State agency of Delaware, United States

The Delaware Department of Services for Children, Youth, and Their Families (DSCYF) is a state agency of Delaware. It has its headquarters in the Delaware Youth and Family Center (DYFC), located in unincorporated New Castle County, near Wilmington.

==Division of Youth Rehabilitative Services==
The Division of Youth Rehabilitative Services (DYRS) operates juvenile correctional facilities.

The division has some pretrial facilities. The New Castle County Detention Center (NCCDC) is a 64 bed secure pretrial facility. It is Building 12 at the 963 Centre Road complex in unincorporated New Castle County. The William Marion Stevenson House Detention Center, which houses 55 pretrial children, is located in Milford.

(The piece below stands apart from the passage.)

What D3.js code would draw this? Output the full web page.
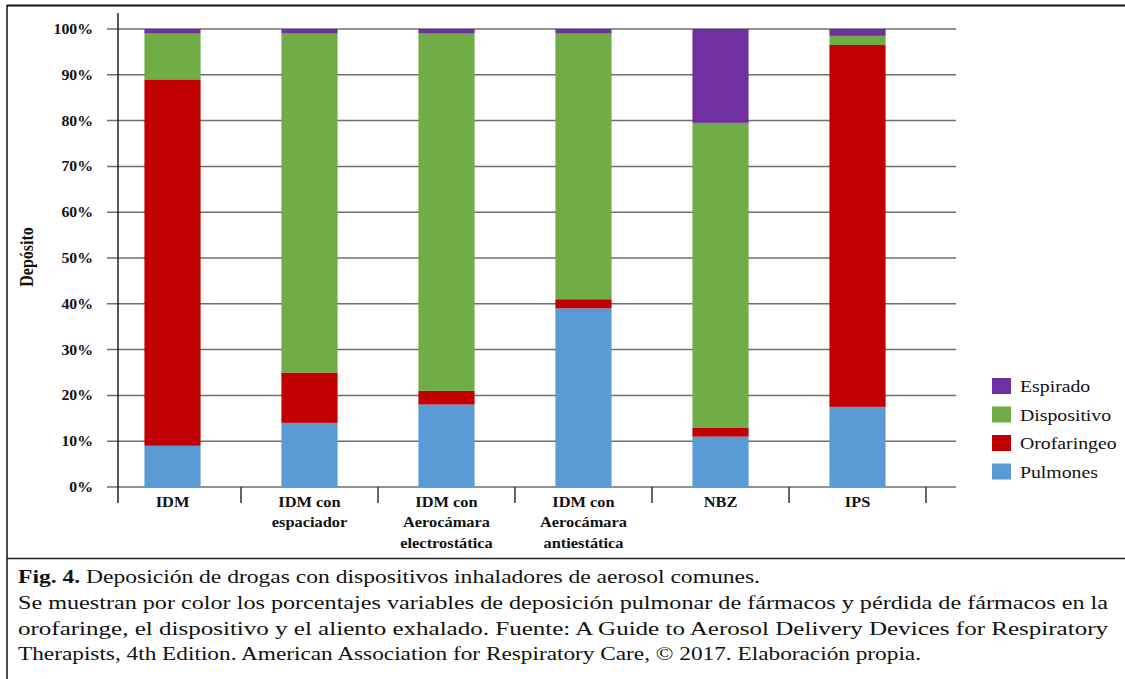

The Ferris School for Boys, with capacity for 80 boys, is the secure facility for adjudicated males. The Ferris School, which opened in 1997, is located in unincorporated New Castle County. The Mowlds Cottage is a transition program for juveniles who are about to re-enter the free world, as well as juveniles who are committed for a short period of time. The Grace and Snowden Cottages are facilities for adjudicated females, and males, respectively. The three cottages are in the 1825 Faulkland Road complex in unincorporated New Castle County.

Male juveniles of ages 16 through 18 who are sentenced as adults by the Delaware Superior Court or who are found "non-amenable" by a Delaware family court are held in the Young Criminal Offenders Program (YCOP) in the Delaware Department of Correction Howard R. Young Correctional Institution in Wilmington. The YCOP can hold 40 boys and is segregated from the adult male population.